Catherine Scholler

4- Petite soeur


Chacun des opéras de Mozart explore une partie de la gamme des sentiments amoureux. Dans les nozze, il est question de marivaudage, de tromperie, de jalousie (et de vanité : jaloux par orgueil, dit la comtesse), dans Don Giovanni, on nous parle d’amour charnel. Dans Cosi, il est question de tactiques de séduction, d’attirance réciproque, de coup de foudre (et encore de vanité !).
Il est symptomatique que chacune de ces facettes de l’amour se termine plus ou moins mal : à la fin des nozze, personne n’est guéri, il ne s’agit que d’une petite accalmie, et le comte retournera vite à ses habitudes, l’amour purement physique (celui de Don Giovanni, mais également celui d’Elvira) est sévèrement puni, et dans Cosi, au moins Fiordiligi, probablement Ferrando, et peut être Guglielmo et Dorabella voient leurs amours définitivement brisées.
A ce propos, il n’a toujours pas été répondu à la question : « finalement, qui aime qui ? »
Considérons les duos de tentation du 2ème acte. Le duo Dorabella/Guglielmo (il cor vi dono) est toute sensualité, et même s’il a quelquefois des résonances équivoques quant aux sentiments des personnages, on sent qu’il ne peut s’agir que d’un petit coup de folie, vite passé, vite oublié, une belle aventure à se raconter pendant ses vieux jours.
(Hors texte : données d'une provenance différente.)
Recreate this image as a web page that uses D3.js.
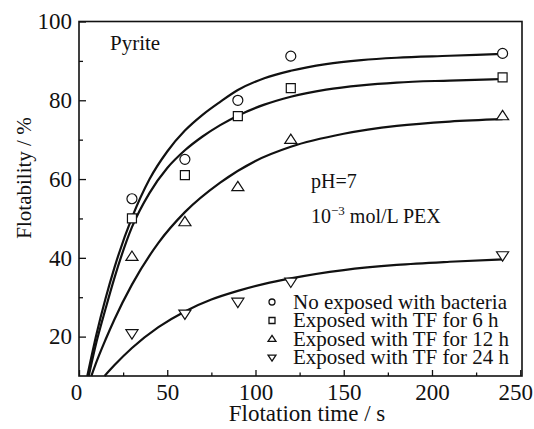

L’esprit du duo Ferrando/Fiordiligi (ed intanto…volgi a me) est tout autre. Pourtant, le texte n’est guère différent de celui de n’importe quel autre duo d’opéra. Et c’est là que le génie de Mozart éclate, car il va aller au-delà de ce que Da Ponte nous dit avec les mots. Mozart à cet endroit, enrichit le livret uniquement par la suggestion de la musique, et ce qui était mensonge devient sincérité. Comment ne pas être transporté par la ferveur de cette musique, qui elle seule, à cet instant, ne ment pas.
Elle seule ? Ferrando, au moins, ne peut pas être entièrement sincère. N’oublions pas que ses amis sont cachés et l’observent, et ça, il ne peut pas l’avoir oublié ! Alors ? Alors il est submergé par la passion, emporté, pris à son propre jeu. Et tout ça finit très mal.
On peut supposer que dans l’esprit de Mozart, la passion, ou plutôt la transe passionnelle dans laquelle se rejoignent Fiordiligi et Ferrando ne peut pas être l’amour vrai, car il est brisé. Et ce ne peut pas être l’amour vrai non plus, car il repose sur le mensonge. Un amour ne vaut rien sans loyauté réciproque.
Mais alors, si ni le marivaudage et la tendresse des nozze, ni le sexe dans Don Giovanni, ni la passion de Cosi ne sont l’amour vrai, cela veut-il dire que l’amour n’existe pas ?
Si ! dans son dernier ouvrage, Mozart nous dévoile enfin la clé de l’amour idéal, qui est l’élévation commune, et dont le chemin nous est montré par la dernière petite sœur de Fiordiligi, Pamina.